In 1932, when Gandhi declared a fast-unto-death to oppose the separate electorates granted to untouchable Hindus through the Communal Award, Achootanand advised Ambedkar to compromise with Gandhi, fearing reprisals against untouchables in case of Gandhi's death.

==Literary career==

Achootanand initiated a new stream of Dalit pamphlet literature in Hindi language, in the 1920s. To raise awareness among the Depressed Classes, he started his own publication, and composed poetry under the pen name Harihar. Achootanand was one of the pioneers of Dalit literature in Hindi.
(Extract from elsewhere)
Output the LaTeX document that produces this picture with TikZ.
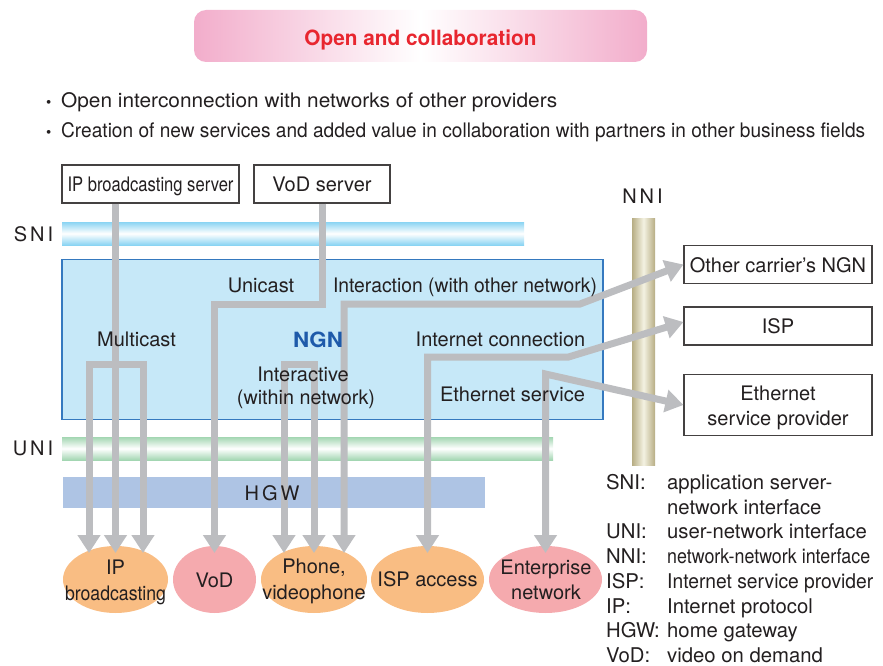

In 1922, he started his first monthly paper Achut from Delhi, but it closed down in 1923. Later, he started Prachin Hindu, but that too closed within a year. He then established the Adi Hindu Press and published The Adi-Hindu Journal from Kanpur during 1924–1932.

Achootanand was a philosopher-poet and also a playwright. His Hindi books include:
- Shambuk Balidan, drama
- Achhut Pukar, religious songs
- Mayanand Balidan (biography)
- Pakhand Khandani
- Adi-Vansh Ka Danka

== Death ==

His health worsened after the Virat Adi Hindu Conference held at Gwalior in 1932. He died in 1933 at Zhabar Idgah in Kanpur, Uttar Pradesh.

He was buried in a graveyard near the Nazirabad Police Station in Kanpur. In 1974, Rajendranath Aherwar, the eldest son of his associate Gauri Shankar Aherwar, set up the Sri 108 Swami Achutanand Smarak Samiti ("Honorable 108 Swami Achutanand Memorial Committee"). The Committee held celebrations on his birth anniversary, annually on 3 May.

Chandrika Prasad Jigyasu wrote a biography of Achutanand, titled Swami Achutanand 'Harihar (1968).